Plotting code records

○ ○ ○ ○

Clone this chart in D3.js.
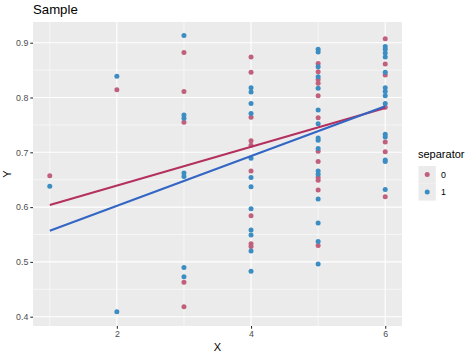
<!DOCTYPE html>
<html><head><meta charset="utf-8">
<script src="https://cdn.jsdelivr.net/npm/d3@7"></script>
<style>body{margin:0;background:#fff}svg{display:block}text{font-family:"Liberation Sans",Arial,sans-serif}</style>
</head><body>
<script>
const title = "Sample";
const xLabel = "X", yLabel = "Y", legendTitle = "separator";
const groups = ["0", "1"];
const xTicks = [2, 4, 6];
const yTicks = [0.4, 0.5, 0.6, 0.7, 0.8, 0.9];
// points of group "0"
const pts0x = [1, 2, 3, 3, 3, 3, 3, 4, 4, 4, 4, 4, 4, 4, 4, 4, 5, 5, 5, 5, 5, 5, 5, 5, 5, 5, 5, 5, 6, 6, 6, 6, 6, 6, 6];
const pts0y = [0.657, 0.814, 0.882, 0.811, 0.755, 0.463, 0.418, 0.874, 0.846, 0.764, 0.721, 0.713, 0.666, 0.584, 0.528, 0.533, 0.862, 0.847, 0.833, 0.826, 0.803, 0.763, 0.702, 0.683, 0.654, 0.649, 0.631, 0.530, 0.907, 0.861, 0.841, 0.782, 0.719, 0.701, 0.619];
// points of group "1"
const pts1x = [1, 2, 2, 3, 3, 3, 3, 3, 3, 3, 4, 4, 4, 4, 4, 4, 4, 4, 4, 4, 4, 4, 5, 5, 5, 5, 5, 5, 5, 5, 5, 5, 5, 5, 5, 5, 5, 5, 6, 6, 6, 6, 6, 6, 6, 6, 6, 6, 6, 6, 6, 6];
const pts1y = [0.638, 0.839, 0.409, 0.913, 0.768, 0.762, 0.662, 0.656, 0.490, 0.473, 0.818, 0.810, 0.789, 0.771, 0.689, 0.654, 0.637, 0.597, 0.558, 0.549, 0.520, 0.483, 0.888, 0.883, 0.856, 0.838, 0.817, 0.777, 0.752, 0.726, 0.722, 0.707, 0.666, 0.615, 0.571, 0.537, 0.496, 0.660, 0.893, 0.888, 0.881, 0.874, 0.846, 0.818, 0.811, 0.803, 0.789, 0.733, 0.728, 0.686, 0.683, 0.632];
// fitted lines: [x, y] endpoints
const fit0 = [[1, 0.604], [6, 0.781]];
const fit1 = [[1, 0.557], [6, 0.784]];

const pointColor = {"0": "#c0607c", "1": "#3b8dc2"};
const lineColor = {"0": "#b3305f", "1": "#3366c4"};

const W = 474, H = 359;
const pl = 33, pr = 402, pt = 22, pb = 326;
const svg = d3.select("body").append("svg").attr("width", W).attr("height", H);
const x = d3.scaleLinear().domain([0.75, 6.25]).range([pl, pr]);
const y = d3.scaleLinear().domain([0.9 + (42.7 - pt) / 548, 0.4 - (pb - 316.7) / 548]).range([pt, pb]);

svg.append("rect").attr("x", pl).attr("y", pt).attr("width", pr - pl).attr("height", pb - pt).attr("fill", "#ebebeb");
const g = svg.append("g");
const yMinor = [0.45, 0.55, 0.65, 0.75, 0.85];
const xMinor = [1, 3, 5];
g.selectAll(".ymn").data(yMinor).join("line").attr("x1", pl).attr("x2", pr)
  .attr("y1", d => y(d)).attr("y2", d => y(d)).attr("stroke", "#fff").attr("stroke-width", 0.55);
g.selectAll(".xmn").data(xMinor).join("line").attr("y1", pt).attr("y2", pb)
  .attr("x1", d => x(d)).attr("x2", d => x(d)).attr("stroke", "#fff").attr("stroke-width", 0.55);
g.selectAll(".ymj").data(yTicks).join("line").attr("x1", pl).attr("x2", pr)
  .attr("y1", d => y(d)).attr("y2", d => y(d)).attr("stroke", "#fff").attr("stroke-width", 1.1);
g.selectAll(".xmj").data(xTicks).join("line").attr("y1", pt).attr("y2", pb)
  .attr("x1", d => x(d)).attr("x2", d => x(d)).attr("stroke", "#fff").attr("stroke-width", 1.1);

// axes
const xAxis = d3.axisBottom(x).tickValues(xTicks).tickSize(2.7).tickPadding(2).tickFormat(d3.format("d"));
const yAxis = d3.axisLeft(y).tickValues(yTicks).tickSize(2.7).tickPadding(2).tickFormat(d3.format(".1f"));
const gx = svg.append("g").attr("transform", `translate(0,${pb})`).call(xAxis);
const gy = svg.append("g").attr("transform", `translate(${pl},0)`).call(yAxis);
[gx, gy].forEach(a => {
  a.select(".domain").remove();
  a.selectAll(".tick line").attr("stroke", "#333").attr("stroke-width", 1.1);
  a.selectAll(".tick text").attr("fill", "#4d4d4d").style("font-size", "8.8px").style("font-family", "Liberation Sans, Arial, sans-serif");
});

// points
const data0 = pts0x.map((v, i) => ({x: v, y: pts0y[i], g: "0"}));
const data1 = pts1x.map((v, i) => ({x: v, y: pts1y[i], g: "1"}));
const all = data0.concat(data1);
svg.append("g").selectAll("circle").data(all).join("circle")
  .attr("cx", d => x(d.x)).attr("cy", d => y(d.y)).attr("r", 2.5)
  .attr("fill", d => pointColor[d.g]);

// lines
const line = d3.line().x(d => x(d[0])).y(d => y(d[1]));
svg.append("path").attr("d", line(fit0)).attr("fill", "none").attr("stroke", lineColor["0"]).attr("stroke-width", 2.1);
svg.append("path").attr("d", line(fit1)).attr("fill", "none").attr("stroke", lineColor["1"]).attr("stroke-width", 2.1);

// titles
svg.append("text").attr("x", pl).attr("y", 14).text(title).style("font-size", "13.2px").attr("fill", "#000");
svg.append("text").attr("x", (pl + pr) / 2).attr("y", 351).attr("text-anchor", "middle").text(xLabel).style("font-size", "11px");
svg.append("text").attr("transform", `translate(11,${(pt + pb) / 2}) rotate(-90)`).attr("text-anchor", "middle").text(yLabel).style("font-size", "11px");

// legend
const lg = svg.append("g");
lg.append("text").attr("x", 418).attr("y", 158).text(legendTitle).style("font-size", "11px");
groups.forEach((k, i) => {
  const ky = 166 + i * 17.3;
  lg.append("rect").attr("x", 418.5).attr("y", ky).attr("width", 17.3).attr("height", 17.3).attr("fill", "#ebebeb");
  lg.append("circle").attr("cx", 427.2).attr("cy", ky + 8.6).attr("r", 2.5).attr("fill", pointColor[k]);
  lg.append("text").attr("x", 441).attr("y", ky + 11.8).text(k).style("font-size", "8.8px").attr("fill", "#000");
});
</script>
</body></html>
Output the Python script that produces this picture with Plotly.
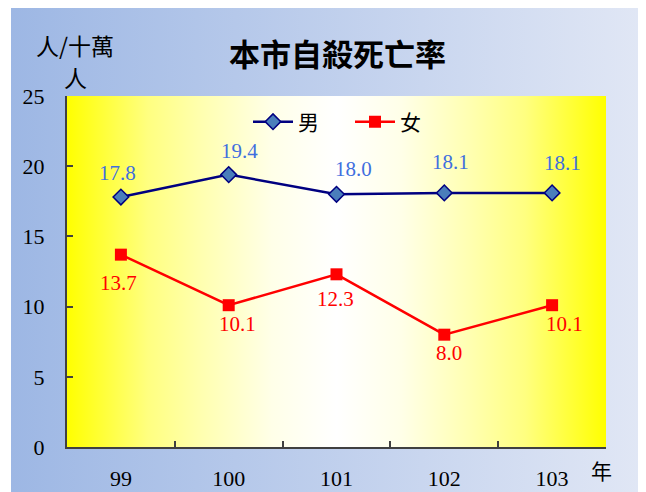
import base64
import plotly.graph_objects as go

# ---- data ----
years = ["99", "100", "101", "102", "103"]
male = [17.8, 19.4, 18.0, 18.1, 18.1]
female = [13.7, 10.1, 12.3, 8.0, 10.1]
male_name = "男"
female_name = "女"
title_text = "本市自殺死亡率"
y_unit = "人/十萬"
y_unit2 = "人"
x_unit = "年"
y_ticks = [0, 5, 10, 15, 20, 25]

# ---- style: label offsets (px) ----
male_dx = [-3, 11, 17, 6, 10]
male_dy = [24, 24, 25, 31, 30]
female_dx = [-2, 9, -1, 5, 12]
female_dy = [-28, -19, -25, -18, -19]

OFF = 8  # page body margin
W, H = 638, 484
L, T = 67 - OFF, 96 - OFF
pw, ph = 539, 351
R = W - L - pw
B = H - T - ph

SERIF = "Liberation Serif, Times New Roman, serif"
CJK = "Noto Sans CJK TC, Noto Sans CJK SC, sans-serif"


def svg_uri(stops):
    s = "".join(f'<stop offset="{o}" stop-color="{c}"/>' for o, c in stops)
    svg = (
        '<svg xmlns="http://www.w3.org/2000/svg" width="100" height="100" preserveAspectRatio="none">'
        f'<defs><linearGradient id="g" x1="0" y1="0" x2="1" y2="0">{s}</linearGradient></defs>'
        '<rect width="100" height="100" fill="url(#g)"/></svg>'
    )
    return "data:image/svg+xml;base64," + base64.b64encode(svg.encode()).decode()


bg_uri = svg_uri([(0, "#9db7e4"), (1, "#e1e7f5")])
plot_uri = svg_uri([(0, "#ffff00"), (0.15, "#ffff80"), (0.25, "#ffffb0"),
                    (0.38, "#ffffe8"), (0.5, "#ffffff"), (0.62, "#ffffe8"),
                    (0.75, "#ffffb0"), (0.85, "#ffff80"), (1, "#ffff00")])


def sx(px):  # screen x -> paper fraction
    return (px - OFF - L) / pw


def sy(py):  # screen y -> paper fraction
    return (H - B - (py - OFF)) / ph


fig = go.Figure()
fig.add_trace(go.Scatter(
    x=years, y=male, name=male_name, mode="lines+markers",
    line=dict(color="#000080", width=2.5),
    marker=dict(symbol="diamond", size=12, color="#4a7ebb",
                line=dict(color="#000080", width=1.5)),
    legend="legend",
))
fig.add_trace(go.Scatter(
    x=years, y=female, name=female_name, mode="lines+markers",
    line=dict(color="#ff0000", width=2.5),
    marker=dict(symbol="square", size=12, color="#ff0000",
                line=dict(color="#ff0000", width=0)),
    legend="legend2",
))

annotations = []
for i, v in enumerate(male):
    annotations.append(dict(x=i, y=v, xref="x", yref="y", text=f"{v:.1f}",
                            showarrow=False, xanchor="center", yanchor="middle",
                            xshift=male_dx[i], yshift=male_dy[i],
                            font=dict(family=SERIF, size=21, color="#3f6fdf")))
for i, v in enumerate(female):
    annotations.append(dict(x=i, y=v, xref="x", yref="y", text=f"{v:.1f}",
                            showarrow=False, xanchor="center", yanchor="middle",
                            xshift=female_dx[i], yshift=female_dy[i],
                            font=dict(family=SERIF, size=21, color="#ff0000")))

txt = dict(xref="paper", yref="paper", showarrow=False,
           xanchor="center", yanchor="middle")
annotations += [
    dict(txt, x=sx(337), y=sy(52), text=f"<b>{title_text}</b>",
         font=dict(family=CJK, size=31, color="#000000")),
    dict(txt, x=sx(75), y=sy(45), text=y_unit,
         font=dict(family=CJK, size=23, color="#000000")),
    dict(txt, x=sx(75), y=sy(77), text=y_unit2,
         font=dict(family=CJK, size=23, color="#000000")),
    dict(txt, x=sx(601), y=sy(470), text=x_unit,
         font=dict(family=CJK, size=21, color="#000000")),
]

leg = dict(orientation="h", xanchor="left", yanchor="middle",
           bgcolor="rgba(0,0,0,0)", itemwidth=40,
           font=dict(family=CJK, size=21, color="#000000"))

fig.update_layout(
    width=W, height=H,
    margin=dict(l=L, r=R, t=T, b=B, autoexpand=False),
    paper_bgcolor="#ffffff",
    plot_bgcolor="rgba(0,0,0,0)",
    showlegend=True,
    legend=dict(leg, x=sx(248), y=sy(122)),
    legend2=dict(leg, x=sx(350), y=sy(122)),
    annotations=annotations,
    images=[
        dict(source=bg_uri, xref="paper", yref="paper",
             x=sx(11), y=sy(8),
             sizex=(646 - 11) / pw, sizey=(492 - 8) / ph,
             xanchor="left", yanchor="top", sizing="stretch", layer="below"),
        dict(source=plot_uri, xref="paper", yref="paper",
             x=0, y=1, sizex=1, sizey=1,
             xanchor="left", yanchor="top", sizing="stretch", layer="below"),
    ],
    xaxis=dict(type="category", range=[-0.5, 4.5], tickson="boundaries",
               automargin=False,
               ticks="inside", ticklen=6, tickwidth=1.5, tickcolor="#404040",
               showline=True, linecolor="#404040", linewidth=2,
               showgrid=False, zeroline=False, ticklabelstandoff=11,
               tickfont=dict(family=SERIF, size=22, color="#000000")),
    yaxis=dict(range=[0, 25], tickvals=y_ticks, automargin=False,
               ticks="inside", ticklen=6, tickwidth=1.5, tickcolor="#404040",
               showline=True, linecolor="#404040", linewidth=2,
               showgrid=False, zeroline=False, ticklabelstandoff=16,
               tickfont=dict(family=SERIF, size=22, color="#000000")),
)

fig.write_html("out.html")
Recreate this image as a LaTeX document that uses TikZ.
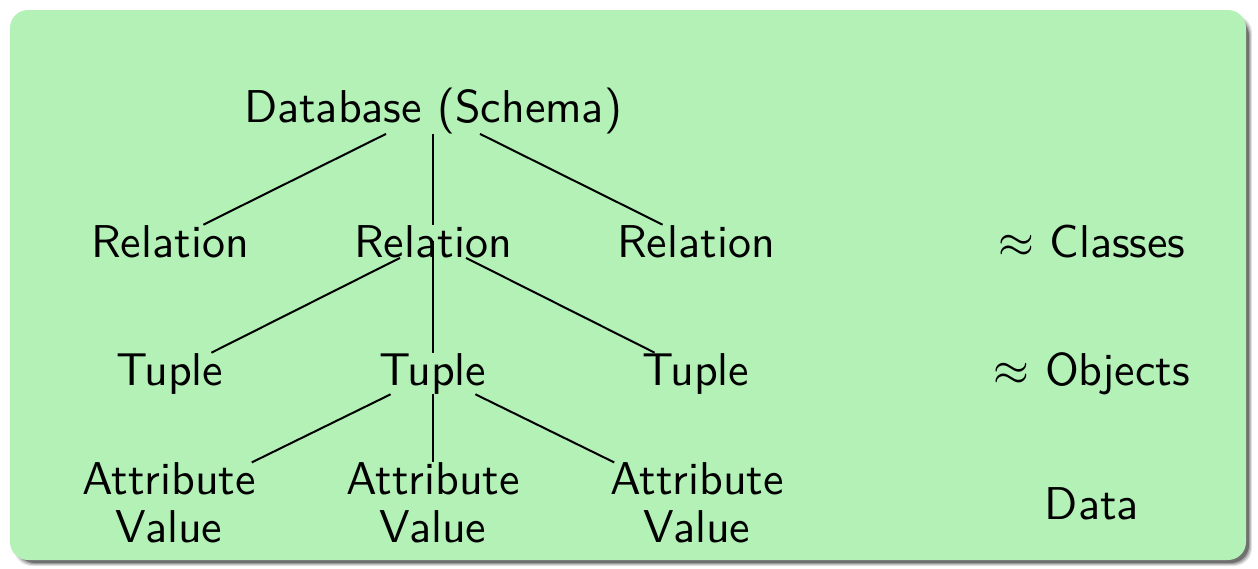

○ ○ ○ ○

[What the task requires]: Collect the lines of the data that carry the word "script".

[Exercise answer]:
<script src="https://cdn.jsdelivr.net/npm/d3@7"></script>
<script>
</script>
Output the Python script that produces this picture with Plotly.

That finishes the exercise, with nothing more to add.